From the author of Moby Dick: A con artist swindles his fellow passengers on a Mississippi River steamboat in this exploration of human nature.

A mysterious stranger boards a steamboat bound for New Orleans on April Fools’ Day. But just who is this confidence-man?
 
At first, he is a mute, clad in cream-colored clothes and a white fur hat, boarding the steamer Fidèle in St. Louis. The man transforms when he meets a group of passengers. He assumes the identities of a crippled beggar named “Black Guinea,” an agent from the Seminole Widow and Orphan Society, and the president of the Black Rapids Coal Company, among other disguises.
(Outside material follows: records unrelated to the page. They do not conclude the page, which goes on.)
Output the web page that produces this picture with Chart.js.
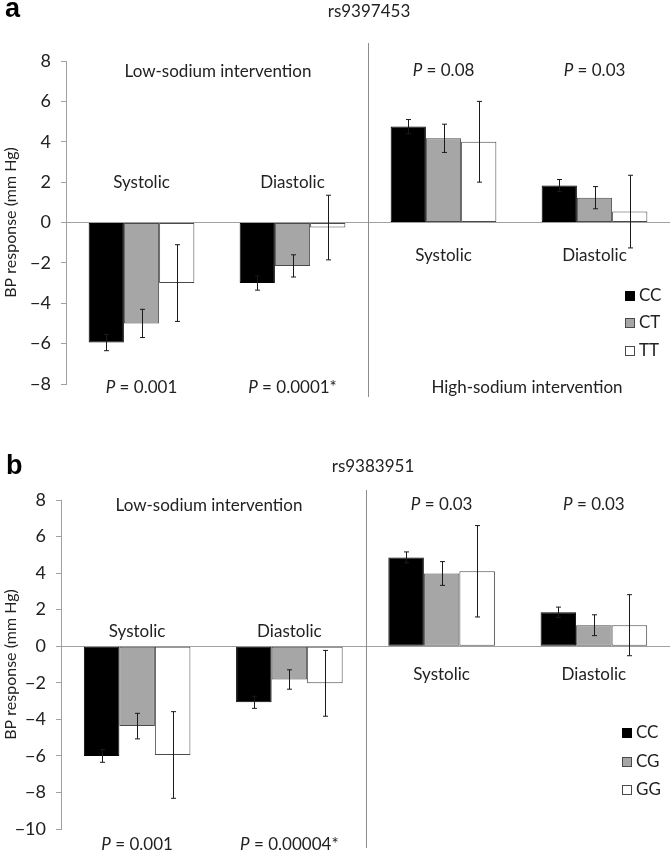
<!DOCTYPE html>
<html>
<head>
<meta charset="utf-8">
<script src="https://cdn.jsdelivr.net/npm/chart.js@4/dist/chart.umd.min.js"></script>
<style>
  body { margin: 0; background: #fff; }
  #wrap { position: relative; width: 670px; height: 852px; }
  #chartA { position: absolute; left: 0; top: 0; }
  #chartB { position: absolute; left: 0; top: 420px; }
</style>
</head>
<body>
<div id="wrap">
  <canvas id="chartA" width="670" height="420"></canvas>
  <canvas id="chartB" width="670" height="432"></canvas>
</div>
<script>
// groups: low-sodium systolic/diastolic, high-sodium systolic/diastolic
const groups = ['Systolic', 'Diastolic', 'Systolic', 'Diastolic'];

// panel a - rs9397453
const snpA = 'rs9397453';
const genotypesA = ['CC', 'CT', 'TT'];
const meanA_CC = [-5.95, -3.0, 4.75, 1.83];
const meanA_CT = [-5.0, -2.15, 4.17, 1.23];
const meanA_TT = [-3.0, -0.25, 4.0, 0.54];
const errA_CC = [0.4, 0.35, 0.35, 0.3];
const errA_CT = [0.7, 0.55, 0.7, 0.55];
const errA_TT = [1.9, 1.6, 2.0, 1.8];
const pLowA = ['0.001', '0.0001*'];
const pHighA = ['0.08', '0.03'];
const ticksA = [8, 6, 4, 2, 0, -2, -4, -6, -8];

// panel b - rs9383951
const snpB = 'rs9383951';
const genotypesB = ['CC', 'CG', 'GG'];
const meanB_CC = [-6.0, -3.07, 4.86, 1.86];
const meanB_CG = [-4.37, -1.82, 3.98, 1.15];
const meanB_GG = [-5.95, -2.03, 4.1, 1.15];
const errB_CC = [0.35, 0.33, 0.3, 0.28];
const errB_CG = [0.7, 0.53, 0.65, 0.57];
const errB_GG = [2.37, 1.8, 2.5, 1.67];
const pLowB = ['0.001', '0.00004*'];
const pHighB = ['0.03', '0.03'];
const ticksB = [8, 6, 4, 2, 0, -2, -4, -6, -8, -10];

const fills = ['#000000', '#a6a6a6', '#ffffff'];
const borders = ['#000000', '#4a4a4a', '#4a4a4a'];
const FONT = 'Lato';
const TXT = '#222';
const AXIS = '#a0a0a0';

function drawP(ctx, value, x, y) {
  const it = 'italic 17px ' + FONT;
  const nm = '17px ' + FONT;
  ctx.font = it;
  const wP = ctx.measureText('P').width;
  ctx.font = nm;
  const rest = ' = ' + value;
  const wR = ctx.measureText(rest).width;
  const x0 = x - (wP + wR) / 2;
  ctx.textAlign = 'left';
  ctx.font = it;
  ctx.fillText('P', x0, y);
  ctx.font = nm;
  ctx.fillText(rest, x0 + wP, y);
}

const panelPlugin = {
  id: 'panel',
  afterDatasetsDraw(chart, args, o) {
    const ctx = chart.ctx;
    const xs = chart.scales.x, ys = chart.scales.y;
    ctx.save();

    // error bars
    ctx.strokeStyle = '#1a1a1a';
    ctx.lineWidth = 1;
    chart.data.datasets.forEach((ds, i) => {
      chart.getDatasetMeta(i).data.forEach((bar, j) => {
        const x = Math.round(bar.x) + 0.5;
        const y1 = ys.getPixelForValue(ds.data[j] + ds.errors[j]);
        const y2 = ys.getPixelForValue(ds.data[j] - ds.errors[j]);
        ctx.beginPath();
        ctx.moveTo(x, y1); ctx.lineTo(x, y2);
        ctx.moveTo(x - 2.5, y1); ctx.lineTo(x + 2.5, y1);
        ctx.moveTo(x - 2.5, y2); ctx.lineTo(x + 2.5, y2);
        ctx.stroke();
      });
    });

    // divider between low- and high-sodium parts
    const dx = Math.round((xs.getPixelForValue(1) + xs.getPixelForValue(2)) / 2) + 0.5;
    ctx.strokeStyle = '#8c8c8c';
    ctx.beginPath();
    ctx.moveTo(dx, o.divTop); ctx.lineTo(dx, o.divBottom);
    ctx.stroke();

    // texts
    ctx.fillStyle = TXT;
    ctx.textBaseline = 'middle';
    ctx.textAlign = 'center';
    ctx.font = '17px ' + FONT;
    ctx.fillText(o.snp, o.snpX, o.snpY);
    ctx.fillText('Low-sodium intervention', o.lowX, o.lowY);
    if (o.highTitle) ctx.fillText('High-sodium intervention', o.highX, o.highY);
    groups.forEach((g, i) => {
      ctx.font = '17px ' + FONT;
      ctx.textAlign = 'center';
      ctx.fillText(g, xs.getPixelForValue(i), i < 2 ? o.lowLabelY : o.highLabelY);
    });
    o.pLow.forEach((p, i) => drawP(ctx, p, xs.getPixelForValue(i), o.pLowY));
    o.pHigh.forEach((p, i) => drawP(ctx, p, xs.getPixelForValue(i + 2), o.pHighY));

    // panel letter
    ctx.textAlign = 'left';
    ctx.textBaseline = 'alphabetic';
    ctx.fillStyle = '#000';
    ctx.font = 'bold 27px Arial, "Liberation Sans"';
    ctx.fillText(o.letter, o.letterX, o.letterY);

    // legend
    ctx.textBaseline = 'middle';
    chart.data.datasets.forEach((ds, i) => {
      const y = o.legendY[i];
      ctx.fillStyle = ds.backgroundColor;
      ctx.strokeStyle = ds.borderColor;
      ctx.fillRect(o.legendX, y - 5, 10, 10);
      ctx.strokeRect(o.legendX + 0.5, y - 4.5, 9, 9);
      ctx.fillStyle = TXT;
      ctx.font = '17px ' + FONT;
      ctx.fillText(ds.label, o.legendX + 14, y);
    });
    ctx.restore();
  }
};

function makeChart(id, genotypes, means, errs, ticks, pad, axisWidth, opts) {
  const ctx = document.getElementById(id).getContext('2d');
  return new Chart(ctx, {
    type: 'bar',
    data: {
      labels: groups,
      datasets: genotypes.map((g, i) => ({
        label: g,
        data: means[i],
        errors: errs[i],
        backgroundColor: fills[i],
        borderColor: borders[i],
        borderWidth: 1,
        borderSkipped: false,
        barPercentage: 1.0,
        categoryPercentage: 0.70
      }))
    },
    options: {
      responsive: false,
      animation: false,
      layout: { padding: { top: pad[0], right: 0, bottom: pad[1], left: 0 } },
      plugins: {
        legend: { display: false },
        tooltip: { enabled: false },
        panel: opts
      },
      scales: {
        x: { display: false },
        y: {
          min: Math.min(...ticks),
          max: Math.max(...ticks),
          ticks: {
            stepSize: ticks[0] - ticks[1],
            color: TXT,
            padding: 10,
            font: { family: FONT, size: 18 },
            callback: v => String(v).replace('-', '\u2212')
          },
          grid: {
            color: c => (c.tick && c.tick.value === 0 ? AXIS : 'transparent'),
            tickColor: AXIS,
            tickLength: 5
          },
          border: { display: true, color: AXIS },
          title: {
            display: true,
            text: 'BP response (mm Hg)',
            color: TXT,
            font: { family: FONT, size: 16 },
            padding: { top: 1, bottom: 0 }
          },
          afterFit: s => { s.width = axisWidth; }
        }
      }
    },
    plugins: [panelPlugin]
  });
}

makeChart('chartA', genotypesA,
  [meanA_CC, meanA_CT, meanA_TT], [errA_CC, errA_CT, errA_TT], ticksA,
  [61, 36], 66, {
    snp: snpA, snpX: 369, snpY: 12,
    lowX: 218, lowY: 72, highTitle: true, highX: 527, highY: 388,
    lowLabelY: 183, highLabelY: 256, pLowY: 388, pHighY: 71,
    pLow: pLowA, pHigh: pHighA,
    letter: 'a', letterX: 5, letterY: 17,
    legendX: 625, legendY: [296, 323, 351],
    divTop: 43, divBottom: 397
  });

makeChart('chartB', genotypesB,
  [meanB_CC, meanB_CG, meanB_GG], [errB_CC, errB_CG, errB_GG], ticksB,
  [80, 23], 61, {
    snp: snpB, snpX: 373, snpY: 47,
    lowX: 209, lowY: 86, highTitle: false,
    lowLabelY: 212, highLabelY: 255, pLowY: 425, pHighY: 85,
    pLow: pLowB, pHigh: pHighB,
    letter: 'b', letterX: 6, letterY: 54,
    legendX: 622, legendY: [313, 342, 370],
    divTop: 70, divBottom: 428
  });
</script>
</body>
</html>
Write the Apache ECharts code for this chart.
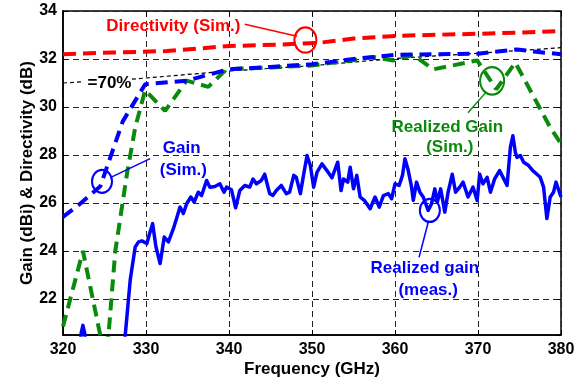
<!DOCTYPE html>
<html>
<head>
<meta charset="utf-8">
<script src="https://cdn.jsdelivr.net/npm/echarts@6/dist/echarts.min.js"></script>
<style>
  html, body { margin: 0; padding: 0; background: #fff; }
  #main { width: 584px; height: 383px; }
</style>
</head>
<body>
<div id="main"></div>
<script>
// Directivity (Sim.)
var dirFreq = [320, 326, 332.5, 340, 346, 351, 355, 360, 365, 370, 375, 380];
var dirVal  = [32.2, 32.27, 32.33, 32.54, 32.6, 32.68, 32.85, 32.96, 33.01, 33.05, 33.1, 33.16];

// Gain (Sim.)
var gainFreq = [320, 322, 324.5, 327.2, 329.9, 335, 337, 340, 345, 350, 355, 360, 365, 370, 374.7, 377, 380];
var gainVal  = [25.42, 25.95, 26.7, 29.4, 30.95, 31.1, 31.3, 31.57, 31.67, 31.78, 32.0, 32.17, 32.2, 32.22, 32.4, 32.3, 32.2];

// Realized Gain (Sim.)
var rgFreq = [320, 322.4, 325.2, 326.3, 327.7, 328.7, 329.9, 332.3, 334.9, 337.5, 339.7, 345, 350, 355, 357.4, 359.8, 362.2, 364.6, 369.9, 372.2, 374.5, 378.7, 380];
var rgVal  = [20.85, 24.0, 19.3, 24.0, 27.2, 29.15, 30.7, 29.84, 31.1, 30.84, 31.57, 31.65, 31.73, 31.95, 32.08, 31.94, 32.17, 31.57, 31.94, 30.74, 31.85, 29.15, 28.47];

// 70% efficiency reference (gap where the label sits)
var effFreq = [320, 322.3, 325, 328.3, 340, 350, 360, 370, 380];
var effVal  = [31.0, 31.05, null, 31.16, 31.5, 31.72, 32.02, 32.24, 32.47];

// Realized gain (meas.)
var measFreq = [321.9, 322.2, 322.4, 322.6, 322.9, 327.2, 327.5, 328.1, 328.7, 329.1, 329.5, 330.1, 330.5, 330.8, 331.2, 331.7, 332.2, 332.7, 333.3, 333.8, 334.1, 334.5, 334.9, 335.4, 335.8, 336.3, 336.7, 337.3, 337.7, 338.3, 338.9, 339.4, 339.7, 340.3, 340.8, 341.3, 341.9, 342.5, 342.9, 343.3, 343.9, 344.3, 344.9, 345.3, 345.7, 346.3, 346.9, 347.3, 347.8, 348.1, 348.6, 349.0, 349.4, 349.8, 350.2, 350.6, 351.2, 351.8, 352.4, 353.1, 353.5, 353.8, 354.3, 354.6, 355.0, 355.4, 355.8, 356.3, 357.0, 357.6, 358.1, 358.6, 359.2, 359.6, 360.0, 360.5, 360.9, 361.2, 361.6, 362.0, 362.2, 362.6, 363.0, 363.4, 364.0, 364.4, 364.8, 365.1, 365.5, 366.0, 366.4, 366.9, 367.3, 367.8, 368.2, 368.8, 369.4, 369.9, 370.2, 370.6, 371.1, 371.5, 372.0, 372.6, 373.0, 373.5, 373.9, 374.2, 374.5, 374.7, 375.1, 375.5, 376.1, 376.6, 377.1, 377.5, 377.9, 378.3, 378.7, 379.1, 379.4, 380.0];
var measVal  = [19.6, 20.6, 20.9, 20.6, 19.6, 19.6, 20.5, 22.8, 24.17, 24.38, 24.42, 24.31, 24.8, 25.14, 24.17, 23.48, 24.58, 24.38, 24.93, 25.49, 25.83, 25.56, 25.97, 26.25, 26.04, 26.45, 26.31, 26.94, 26.66, 26.69, 26.8, 26.45, 26.66, 26.55, 25.8, 26.52, 26.73, 26.66, 27.0, 26.8, 26.94, 27.2, 26.39, 26.32, 26.52, 26.73, 26.39, 26.45, 27.15, 27.08, 26.39, 27.2, 27.98, 27.56, 26.66, 27.28, 27.63, 27.35, 27.05, 27.7, 26.52, 27.0, 26.87, 27.49, 26.59, 27.15, 26.25, 26.11, 25.76, 26.25, 25.83, 26.31, 26.39, 26.18, 26.8, 26.73, 27.15, 27.84, 27.35, 26.66, 26.11, 26.87, 26.45, 26.25, 25.69, 25.97, 26.59, 26.04, 26.59, 25.62, 26.45, 27.2, 26.45, 26.66, 26.87, 26.25, 26.66, 26.11, 27.2, 26.8, 27.07, 26.45, 27.0, 27.35, 27.08, 26.73, 28.32, 28.8, 28.11, 27.9, 27.98, 27.7, 27.56, 27.35, 27.2, 27.07, 26.66, 25.35, 26.25, 26.45, 26.87, 26.25];

function pairs(xs, ys) {
    var out = [];
    for (var i = 0; i < xs.length; i++) {
        out.push([xs[i], ys[i] === null ? '-' : ys[i]]);
    }
    return out;
}

var FONT = 'Liberation Sans, Arial, sans-serif';
var RED = '#ff0000', BLUE = '#0000ff', GREEN = '#0a8a0a';

var myChart = echarts.init(document.getElementById('main'), null, {renderer: 'canvas'});

var gridDash = {show: true, lineStyle: {color: '#222', width: 1, type: [6, 4]}};

var option = {
    animation: false,
    backgroundColor: '#fff',
    grid: {
        left: 63, right: 23, top: 11, bottom: 47,
        show: true, borderColor: '#000', borderWidth: 1.5
    },
    xAxis: [
        {
            type: 'value', min: 320, max: 380, interval: 10,
            name: 'Frequency (GHz)', nameLocation: 'middle', nameGap: 26, nameMoveOverlap: false,
            nameTextStyle: {color: '#000', fontFamily: FONT, fontWeight: 'bold', fontSize: 17},
            axisLine: {show: true, lineStyle: {color: '#000', width: 1.5}},
            axisTick: {show: true, inside: true, length: 5, lineStyle: {color: '#000'}},
            axisLabel: {color: '#000', fontFamily: FONT, fontWeight: 'bold', fontSize: 16, margin: 7},
            splitLine: gridDash
        },
        {
            type: 'value', min: 320, max: 380, interval: 10, position: 'top',
            axisLine: {show: false},
            axisTick: {show: true, inside: true, length: 5, lineStyle: {color: '#000'}},
            axisLabel: {show: false},
            splitLine: {show: false}
        }
    ],
    yAxis: [
        {
            type: 'value', min: 20.5, max: 34, minInterval: 2, maxInterval: 2,
            name: 'Gain (dBi) & Directivity (dB)', nameLocation: 'middle', nameGap: 27, nameMoveOverlap: false,
            nameTextStyle: {color: '#000', fontFamily: FONT, fontWeight: 'bold', fontSize: 17},
            axisLine: {show: true, lineStyle: {color: '#000', width: 1.5}},
            axisTick: {show: true, inside: true, length: 5, lineStyle: {color: '#000'}},
            axisLabel: {color: '#000', fontFamily: FONT, fontWeight: 'bold', fontSize: 16, margin: 6, showMinLabel: false},
            splitLine: gridDash
        },
        {
            type: 'value', min: 20.5, max: 34, minInterval: 2, maxInterval: 2, position: 'right',
            axisLine: {show: false},
            axisTick: {show: true, inside: true, length: 5, lineStyle: {color: '#000'}},
            axisLabel: {show: false},
            splitLine: {show: false}
        }
    ],
    series: [
        {
            name: '70%', type: 'line', showSymbol: false, connectNulls: false, z: 3,
            lineStyle: {color: '#000', width: 1.2, type: [4, 3]},
            data: pairs(effFreq, effVal)
        },
        {
            name: 'Realized gain (meas.)', type: 'line', showSymbol: false, z: 4,
            lineStyle: {color: BLUE, width: 3.5, join: 'round'},
            data: pairs(measFreq, measVal)
        },
        {
            name: 'Realized Gain (Sim.)', type: 'line', showSymbol: false, z: 5,
            lineStyle: {color: GREEN, width: 4, type: [12, 7]},
            data: pairs(rgFreq, rgVal)
        },
        {
            name: 'Gain (Sim.)', type: 'line', showSymbol: false, z: 6,
            lineStyle: {color: BLUE, width: 4, type: [12, 7]},
            data: pairs(gainFreq, gainVal)
        },
        {
            name: 'Directivity (Sim.)', type: 'line', showSymbol: false, z: 6,
            lineStyle: {color: RED, width: 4, type: [13, 7]},
            data: pairs(dirFreq, dirVal)
        }
    ]
};
myChart.setOption(option);

// annotations placed in data coordinates
function px(f, v) { return myChart.convertToPixel({gridIndex: 0}, [f, v]); }

function label(text, f, v, color) {
    var p = px(f, v);
    return {
        type: 'text', x: p[0], y: p[1], z: 100,
        style: {text: text, fill: color, font: 'bold 17px ' + FONT, align: 'center', verticalAlign: 'middle'}
    };
}
function pointer(f1, v1, f2, v2, color) {
    var a = px(f1, v1), b = px(f2, v2);
    return {type: 'line', z: 100, shape: {x1: a[0], y1: a[1], x2: b[0], y2: b[1]}, style: {stroke: color, lineWidth: 1.5}};
}
function ring(f, v, r, color) {
    var c = px(f, v);
    return {type: 'circle', z: 100, x: c[0], y: c[1], scaleY: 1.15, shape: {cx: 0, cy: 0, r: r}, style: {fill: null, stroke: color, lineWidth: 2}};
}

myChart.setOption({
    graphic: [
        label('Directivity (Sim.)', 333.3, 33.37, RED),
        pointer(341.9, 33.45, 348.2, 32.95, RED),
        ring(349.2, 32.79, 11, RED),

        label('=70%', 325.6, 31.0, '#000'),

        label('Gain', 334.3, 28.27, BLUE),
        label('(Sim.)', 334.5, 27.35, BLUE),
        pointer(330.5, 27.85, 325.7, 27.06, BLUE),
        ring(324.7, 26.9, 10, BLUE),

        label('Realized Gain', 366.3, 29.14, GREEN),
        label('(Sim.)', 366.6, 28.31, GREEN),
        pointer(368.8, 29.76, 371.0, 30.63, GREEN),
        ring(371.7, 31.09, 12, GREEN),

        label('Realized gain', 363.6, 23.29, BLUE),
        label('(meas.)', 364.0, 22.37, BLUE),
        pointer(362.9, 23.74, 364.0, 25.2, BLUE),
        ring(364.2, 25.69, 10, BLUE)
    ]
});
</script>
</body>
</html>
As the ship makes its way to its final destination and the huckster’s deceptions lead to thefts, everyone on board will be left wondering whom they can trust.
 
A cultural satire, allegory, and metaphysical treatise, The Confidence-Man is one of the most unconventional works by the legendary author of Moby Dick and Billy Budd, Sailor.

About the author

Herman Melville (1819–1891) was born in New York City and worked as a bank clerk and a schoolteacher before joining the crew of the whaler Acushnet on its voyage from Massachusetts to the South Pacific. Melville jumped ship in the Marquesas Islands, an experience memorably recounted in his bestselling autobiographical novel Typee. Much of his later work, including Moby-Dick and the classic novellas Bartleby, the Scrivener and Benito Cereno, was not well received during his lifetime, but Melville is now considered one of the nineteenth century’s most innovative and important authors.